For Troester, demonstrating your business's capability to encourage cross-functional knowledge and skills, can make your company more appealing to potential candidates. "Because what motivated individual would not want to work for an industry leader that is known for innovation?" he says.
A strong business strategy
In the business world, most new initiatives are driven by ROI, and digital transformation is no different. Businesses need to have a clear and well thought-out IT hiring strategy in place in order to convince the board of executives to allocate the right resources to find people with the necessary skills, according to Osle.
"Digital transformation strategies should be driven based on financial goals, and the investment should be measured over time," says Holland. He adds that it's not a race -- it takes time, and goals, and should be measured over time in a "grand multi-year strategy," accomplished through incremental steps that drive the success of the ultimate goal.
A good digital hiring strategy will ultimately change the way businesses view technology. "For the first time in the history of modern computing, we have seen a convergence of business and IT strategy, primarily fueled by the increasing power that new innovative and disruptive technologies have emerged," says Holland.

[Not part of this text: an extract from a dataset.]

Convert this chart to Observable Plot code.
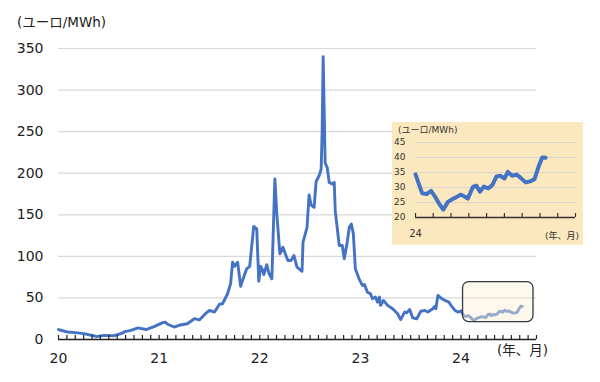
<!DOCTYPE html>
<html><head><meta charset="utf-8">
<script src="https://cdn.jsdelivr.net/npm/d3@7"></script>
<script src="https://cdn.jsdelivr.net/npm/@observablehq/plot@0.6"></script>
<style>
body{margin:0;background:#fff;}
#wrap{position:relative;width:600px;height:382px;font-family:"DejaVu Sans","Noto Sans CJK JP",sans-serif;color:#222;overflow:hidden;}
.abs{position:absolute;white-space:nowrap;line-height:1;}
#main{position:absolute;left:0;top:0;}
#inset{position:absolute;left:392px;top:122px;width:191px;height:123px;background:#fce8bf;color:#333;}
#insetPlot{position:absolute;left:0;top:0;}
</style></head><body>
<div id="wrap">
  <div id="main"></div>
  <div class="abs" style="left:17px;top:16px;font-size:13.5px">(ユーロ/MWh)</div>
  <div class="abs" style="left:497px;top:344px;font-size:13.5px">(年、月)</div>
  <div id="inset">
    <div id="insetPlot"></div>
    <div class="abs" style="left:6px;top:4px;font-size:9px">(ユーロ/MWh)</div>
    <div class="abs" style="left:153px;top:110px;font-size:9px">(年、月)</div>
  </div>
</div>
<script>
// ---- data (year as 2-digit decimal: 20 = Jan 2020) ----
const years2020to23 = [
  20.00,20.09,20.19,20.25,20.35,20.38,20.45,20.55,20.62,20.66,20.72,20.79,20.87,20.95,
  21.03,21.06,21.09,21.15,21.21,21.28,21.35,21.40,21.46,21.50,21.55,21.60,21.63,21.68,21.71,
  21.73,21.75,21.78,21.81,21.84,21.87,21.90,21.94,21.97,21.99,
  22.01,22.03,22.04,22.07,22.09,22.12,22.15,22.17,22.20,22.23,22.26,22.28,22.31,22.34,22.37,
  22.42,22.43,22.47,22.49,22.51,22.54,22.56,22.59,22.61,22.62,22.63,22.65,22.67,22.69,22.72,
  22.74,22.75,22.79,22.82,22.84,22.87,22.89,22.91,22.93,22.95,22.99,
  23.02,23.04,23.07,23.10,23.12,23.15,23.17,23.19,23.20,23.23,23.27,23.32,23.37,23.40,23.44,
  23.46,23.49,23.52,23.56,23.60,23.64,23.67,23.72,23.74,23.75,23.77,23.80,23.84,23.88,23.90,
  23.94,23.97
];
const prices2020to23 = [
  12,9,8,7,4.5,3.5,5,4.5,7,9.5,11,14,12,15.5,
  20,21,18,15,17.5,19,25,23.5,31,35,33,42.5,43,55,67,
  93,88,93,64,75,85,88,136,133,70,
  88,83,78,90,80,73,193,150,103,111,101,95,95,101,87,
  82,117,135,174,162,159,190,197,205,250,340,212,207,189,187,
  189,155,113,113,97,118,135,139,127,85,72,
  65,66,57,55,49,51,45,51,41,47,41,37,31,24,33,
  32,36,26,25,34,35,33,37,40,37,53,50,47,45,41,
  35,33
];
const years2024 = [
  24.000,24.016,24.031,24.052,24.073,24.094,24.109,24.130,24.152,24.172,24.192,24.211,24.230,
  24.245,24.270,24.286,24.302,24.320,24.341,24.360,24.380,24.399,24.417,24.433,24.453,24.474,
  24.493,24.516,24.539,24.558,24.578,24.594,24.610
];
const prices2024 = [
  34.4,31.1,28.1,27.8,28.9,26.7,24.8,22.6,25.2,26.1,26.8,27.6,27.0,
  26.3,30.3,30.6,28.6,30.3,29.7,30.8,33.7,33.9,33.0,35.2,33.9,34.3,
  33.2,31.7,32.1,32.8,37.2,40.0,39.9
];
const mainYTicks = [0,50,100,150,200,250,300,350];
const mainYearTicks = [20,21,22,23,24];
const insetYTicks = [20,25,30,35,40,45];
const insetYearTicks = [24];
const highlightBox = [{x1: 24.02, x2: 24.72, y1: 21, y2: 69}];

// ---- tables built from arrays ----
const main = years2020to23.map((x,i)=>({x, v: prices2020to23[i]}))
  .concat(years2024.map((x,i)=>({x, v: prices2024[i]})));
const inset = years2024.map((x,i)=>({x, v: prices2024[i]}));
const mainMonths = d3.range(0, 58).map(i => 20 + i/12);
const insetMonths = d3.range(0, 10).map(i => 24 + i/12);

const mainPlot = Plot.plot({
  width: 600, height: 382,
  marginLeft: 58, marginRight: 64, marginTop: 48, marginBottom: 43,
  style: {fontFamily: '"DejaVu Sans","Noto Sans CJK JP",sans-serif', fontSize: "14px", color: "#222", background: "transparent"},
  x: {domain: [20, 24.75], label: null},
  y: {domain: [0, 350], label: null},
  marks: [
    Plot.ruleY(mainYTicks.filter(d => d > 0), {stroke: "#d9d9d9", strokeWidth: 1.2}),
    Plot.line(main, {x: "x", y: "v", stroke: "#4472c4", strokeWidth: 2.9, strokeLinejoin: "round", curve: "linear"}),
    Plot.rect(highlightBox, {x1: "x1", x2: "x2", y1: "y1", y2: "y2", fill: "#fbefd2", fillOpacity: 0.45, stroke: "#2e3a4a", strokeWidth: 1.3, rx: 6}),
    Plot.ruleY([0], {stroke: "#222", strokeWidth: 1.3}),
    Plot.axisX(mainMonths, {tickSize: -4, tickFormat: () => "", strokeWidth: 1.2}),
    Plot.axisX(mainYearTicks, {tickSize: 0, tickPadding: 14, tickFormat: d => String(d), fontSize: 14, label: null}),
    Plot.axisY(mainYTicks, {tickSize: 0, tickPadding: 15, fontSize: 14, label: null})
  ]
});
document.getElementById("main").appendChild(mainPlot);

const insetPlot = Plot.plot({
  width: 191, height: 123,
  marginLeft: 23, marginRight: 8, marginTop: 20, marginBottom: 28,
  style: {fontFamily: '"DejaVu Sans","Noto Sans CJK JP",sans-serif', fontSize: "9px", color: "#333", background: "transparent"},
  x: {domain: [24, 24.75], label: null},
  y: {domain: [20, 45], label: null},
  marks: [
    Plot.ruleY(insetYTicks.filter(d => d > 20), {stroke: "#d9d6cf", strokeWidth: 1.2}),
    Plot.line(inset, {x: "x", y: "v", stroke: "#4472c4", strokeWidth: 4, strokeLinejoin: "round"}),
    Plot.ruleY([20], {stroke: "#333", strokeWidth: 1.3}),
    Plot.axisX(insetMonths, {tickSize: -4, tickFormat: () => "", strokeWidth: 1.2}),
    Plot.axisX(insetYearTicks, {tickSize: 0, tickPadding: 12, tickFormat: d => String(d), fontSize: 10, label: null}),
    Plot.axisY(insetYTicks, {tickSize: 0, tickPadding: 10, fontSize: 9, label: null})
  ]
});
document.getElementById("insetPlot").appendChild(insetPlot);
</script>
</body></html>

It takes time and energy to successfully transition your business to digital, says Holland. "It's impossible to do all at once." He says it's important to take it one step at a time -- even if that means deploying only one piece of technology, or hiring only one new employee at a time to see how it impacts or doesn't impact the business. According to Holland, it requires a "measured approach," that needs to include customer engagement, worker engagement, process optimization and digital value networks.
"It's critical that a company create a focused, incremental plan to achieve enterprise digital transformation by improving the parts that make up the whole based upon the apparent opportunity to drive ROI through increased efficiency and effectiveness almost function by function," says Holland.